<<<<
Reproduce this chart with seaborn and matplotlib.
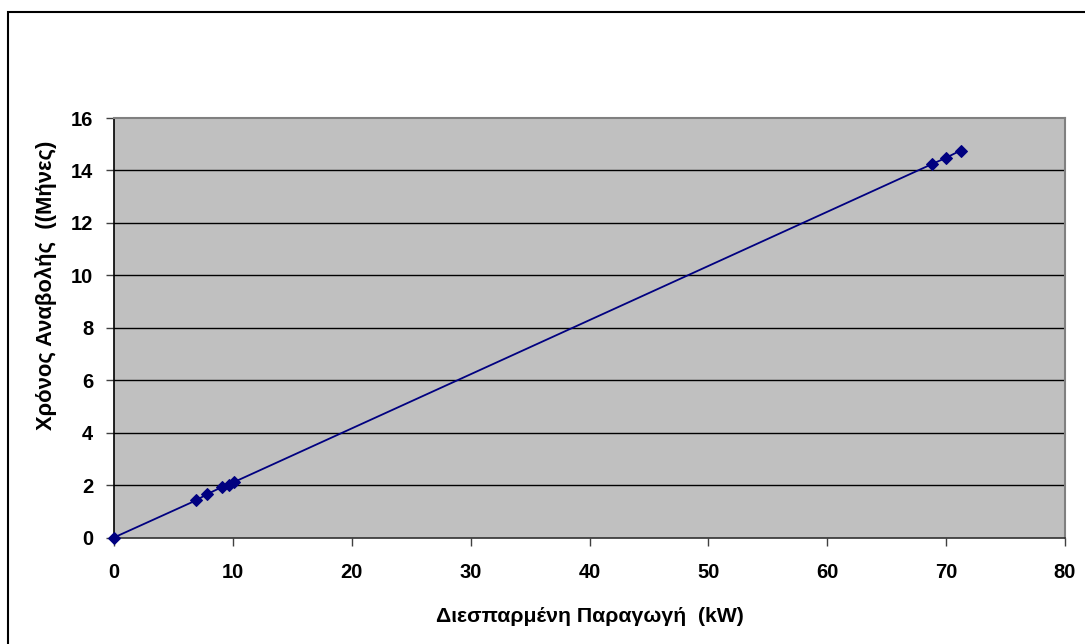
import matplotlib
matplotlib.use("Agg")
import matplotlib.pyplot as plt
from matplotlib.patches import Rectangle
import seaborn as sns
import pandas as pd

# Distributed generation (kW) vs. deferral time (months)
capacity_kw = [0.0, 6.92, 7.82, 9.06, 9.70, 10.12, 68.8, 70.03, 71.21]
deferral_months = [0.0, 1.42, 1.65, 1.92, 1.99, 2.12, 14.24, 14.49, 14.76]

x_ticks = [0, 10, 20, 30, 40, 50, 60, 70, 80]
y_ticks = [0, 2, 4, 6, 8, 10, 12, 14, 16]

x_label = "Διεσπαρμένη Παραγωγή  (kW)"
y_label = "Χρόνος Αναβολής  ((Μήνες)"

NAVY = "#000080"
PLOT_BG = "#C0C0C0"

df = pd.DataFrame({"kw": capacity_kw, "months": deferral_months})

sns.set_theme(style="white")
plt.rcParams["font.family"] = ["Liberation Sans", "DejaVu Sans"]
plt.rcParams["font.weight"] = "bold"

fig = plt.figure(figsize=(10.85, 6.44), dpi=100)
ax = fig.add_axes([114 / 1085, 1 - 537.5 / 644, (1065 - 114) / 1085, (537.5 - 118) / 644])
ax.set_facecolor(PLOT_BG)

sns.lineplot(data=df, x="kw", y="months", ax=ax, color=NAVY, linewidth=1.3,
             marker="D", markersize=6.5, markeredgecolor=NAVY,
             markerfacecolor=NAVY, clip_on=False, zorder=5)

ax.set_xlim(0, 80)
ax.set_ylim(0, 16)
ax.set_xticks(x_ticks)
ax.set_yticks(y_ticks)
tick_font = dict(fontsize=14.5, fontweight="bold", color="black")
ax.set_xticklabels([str(t) for t in x_ticks], **tick_font)
ax.set_yticklabels([str(t) for t in y_ticks], **tick_font)

# horizontal gridlines
for yv in y_ticks[1:-1]:
    ax.axhline(yv, color="black", linewidth=1.0, zorder=1)

ax.tick_params(axis="both", which="major", direction="out", length=6,
               width=1.0, color="#404040", bottom=True, left=True)
ax.tick_params(axis="x", pad=12)
ax.tick_params(axis="y", pad=9)

for side in ("top", "right"):
    ax.spines[side].set_color("#808080")
    ax.spines[side].set_linewidth(1.5)
ax.spines["left"].set_color("black")
ax.spines["left"].set_linewidth(1.2)
ax.spines["bottom"].set_color("#303030")
ax.spines["bottom"].set_linewidth(1.2)

ax.set_xlabel(x_label, fontsize=15.3, fontweight="bold", color="black")
ax.set_ylabel(y_label, fontsize=15.8, fontweight="bold", color="black")
ax.xaxis.set_label_coords(0.5, -0.165)
ax.yaxis.set_label_coords(-0.06, 0.602)

# outer chart frame
fig.patches.append(Rectangle((8 / 1085, -0.05), 1.2, 1 - 12 / 644 + 0.05,
                             transform=fig.transFigure, fill=False,
                             edgecolor="black", linewidth=1.5))

fig.savefig("out.png", dpi=100, facecolor="white")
>>>>
CHALLENGE ▸ Reproduce each line exactly, please, except for any pictures.

RESPONSE FOR THIS EXERCISE ▸
Reproduce this chart with seaborn and matplotlib.
import matplotlib
matplotlib.use("Agg")
import matplotlib.pyplot as plt
from matplotlib.patches import Rectangle
import seaborn as sns
import pandas as pd

# Distributed generation (kW) vs. deferral time (months)
capacity_kw = [0.0, 6.92, 7.82, 9.06, 9.70, 10.12, 68.8, 70.03, 71.21]
deferral_months = [0.0, 1.42, 1.65, 1.92, 1.99, 2.12, 14.24, 14.49, 14.76]

x_ticks = [0, 10, 20, 30, 40, 50, 60, 70, 80]
y_ticks = [0, 2, 4, 6, 8, 10, 12, 14, 16]

x_label = "Διεσπαρμένη Παραγωγή  (kW)"
y_label = "Χρόνος Αναβολής  ((Μήνες)"

NAVY = "#000080"
PLOT_BG = "#C0C0C0"

df = pd.DataFrame({"kw": capacity_kw, "months": deferral_months})

sns.set_theme(style="white")
plt.rcParams["font.family"] = ["Liberation Sans", "DejaVu Sans"]
plt.rcParams["font.weight"] = "bold"

fig = plt.figure(figsize=(10.85, 6.44), dpi=100)
ax = fig.add_axes([114 / 1085, 1 - 537.5 / 644, (1065 - 114) / 1085, (537.5 - 118) / 644])
ax.set_facecolor(PLOT_BG)

sns.lineplot(data=df, x="kw", y="months", ax=ax, color=NAVY, linewidth=1.3,
             marker="D", markersize=6.5, markeredgecolor=NAVY,
             markerfacecolor=NAVY, clip_on=False, zorder=5)

ax.set_xlim(0, 80)
ax.set_ylim(0, 16)
ax.set_xticks(x_ticks)
ax.set_yticks(y_ticks)
tick_font = dict(fontsize=14.5, fontweight="bold", color="black")
ax.set_xticklabels([str(t) for t in x_ticks], **tick_font)
ax.set_yticklabels([str(t) for t in y_ticks], **tick_font)

# horizontal gridlines
for yv in y_ticks[1:-1]:
    ax.axhline(yv, color="black", linewidth=1.0, zorder=1)

ax.tick_params(axis="both", which="major", direction="out", length=6,
               width=1.0, color="#404040", bottom=True, left=True)
ax.tick_params(axis="x", pad=12)
ax.tick_params(axis="y", pad=9)

for side in ("top", "right"):
    ax.spines[side].set_color("#808080")
    ax.spines[side].set_linewidth(1.5)
ax.spines["left"].set_color("black")
ax.spines["left"].set_linewidth(1.2)
ax.spines["bottom"].set_color("#303030")
ax.spines["bottom"].set_linewidth(1.2)

ax.set_xlabel(x_label, fontsize=15.3, fontweight="bold", color="black")
ax.set_ylabel(y_label, fontsize=15.8, fontweight="bold", color="black")
ax.xaxis.set_label_coords(0.5, -0.165)
ax.yaxis.set_label_coords(-0.06, 0.602)

# outer chart frame
fig.patches.append(Rectangle((8 / 1085, -0.05), 1.2, 1 - 12 / 644 + 0.05,
                             transform=fig.transFigure, fill=False,
                             edgecolor="black", linewidth=1.5))

fig.savefig("out.png", dpi=100, facecolor="white")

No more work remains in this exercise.